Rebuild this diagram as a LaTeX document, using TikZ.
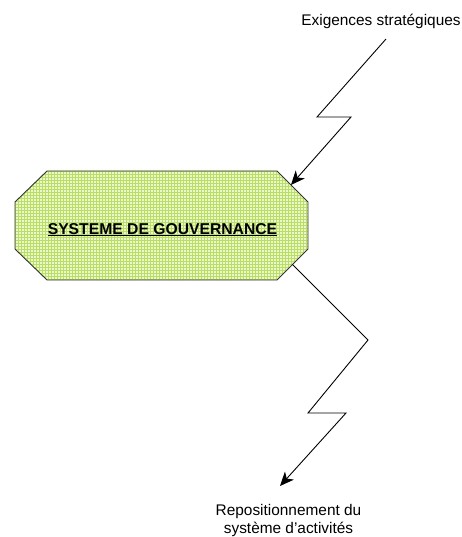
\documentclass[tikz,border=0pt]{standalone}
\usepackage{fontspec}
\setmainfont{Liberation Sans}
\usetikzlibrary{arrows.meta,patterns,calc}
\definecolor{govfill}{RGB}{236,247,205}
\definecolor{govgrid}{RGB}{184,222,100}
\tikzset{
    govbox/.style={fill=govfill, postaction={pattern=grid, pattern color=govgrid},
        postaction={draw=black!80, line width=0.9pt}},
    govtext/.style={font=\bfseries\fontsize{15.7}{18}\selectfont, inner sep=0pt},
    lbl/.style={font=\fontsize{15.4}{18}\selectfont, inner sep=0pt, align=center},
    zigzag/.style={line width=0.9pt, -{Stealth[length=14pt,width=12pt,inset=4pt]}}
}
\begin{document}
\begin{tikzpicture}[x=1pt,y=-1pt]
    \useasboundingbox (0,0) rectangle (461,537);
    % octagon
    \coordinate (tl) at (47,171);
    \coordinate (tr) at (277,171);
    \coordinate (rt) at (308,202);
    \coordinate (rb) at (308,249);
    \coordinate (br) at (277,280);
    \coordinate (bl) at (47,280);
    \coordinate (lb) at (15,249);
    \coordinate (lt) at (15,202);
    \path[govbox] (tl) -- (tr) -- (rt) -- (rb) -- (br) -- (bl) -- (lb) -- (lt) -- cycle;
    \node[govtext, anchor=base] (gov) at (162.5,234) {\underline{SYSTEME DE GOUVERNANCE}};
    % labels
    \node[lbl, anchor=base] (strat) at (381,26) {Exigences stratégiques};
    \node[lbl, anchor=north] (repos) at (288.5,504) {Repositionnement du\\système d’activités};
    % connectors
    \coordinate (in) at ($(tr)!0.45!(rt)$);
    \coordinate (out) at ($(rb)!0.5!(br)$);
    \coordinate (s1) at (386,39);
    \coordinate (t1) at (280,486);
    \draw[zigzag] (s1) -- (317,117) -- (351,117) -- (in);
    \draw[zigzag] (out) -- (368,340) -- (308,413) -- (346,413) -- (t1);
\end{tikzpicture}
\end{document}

-*-

Problem to work on:
Reproduce the full listing above verbatim, with no pictures included.

Exercise output:
Rebuild this diagram as a LaTeX document, using TikZ.
\documentclass[tikz,border=0pt]{standalone}
\usepackage{fontspec}
\setmainfont{Liberation Sans}
\usetikzlibrary{arrows.meta,patterns,calc}
\definecolor{govfill}{RGB}{236,247,205}
\definecolor{govgrid}{RGB}{184,222,100}
\tikzset{
    govbox/.style={fill=govfill, postaction={pattern=grid, pattern color=govgrid},
        postaction={draw=black!80, line width=0.9pt}},
    govtext/.style={font=\bfseries\fontsize{15.7}{18}\selectfont, inner sep=0pt},
    lbl/.style={font=\fontsize{15.4}{18}\selectfont, inner sep=0pt, align=center},
    zigzag/.style={line width=0.9pt, -{Stealth[length=14pt,width=12pt,inset=4pt]}}
}
\begin{document}
\begin{tikzpicture}[x=1pt,y=-1pt]
    \useasboundingbox (0,0) rectangle (461,537);
    % octagon
    \coordinate (tl) at (47,171);
    \coordinate (tr) at (277,171);
    \coordinate (rt) at (308,202);
    \coordinate (rb) at (308,249);
    \coordinate (br) at (277,280);
    \coordinate (bl) at (47,280);
    \coordinate (lb) at (15,249);
    \coordinate (lt) at (15,202);
    \path[govbox] (tl) -- (tr) -- (rt) -- (rb) -- (br) -- (bl) -- (lb) -- (lt) -- cycle;
    \node[govtext, anchor=base] (gov) at (162.5,234) {\underline{SYSTEME DE GOUVERNANCE}};
    % labels
    \node[lbl, anchor=base] (strat) at (381,26) {Exigences stratégiques};
    \node[lbl, anchor=north] (repos) at (288.5,504) {Repositionnement du\\système d’activités};
    % connectors
    \coordinate (in) at ($(tr)!0.45!(rt)$);
    \coordinate (out) at ($(rb)!0.5!(br)$);
    \coordinate (s1) at (386,39);
    \coordinate (t1) at (280,486);
    \draw[zigzag] (s1) -- (317,117) -- (351,117) -- (in);
    \draw[zigzag] (out) -- (368,340) -- (308,413) -- (346,413) -- (t1);
\end{tikzpicture}
\end{document}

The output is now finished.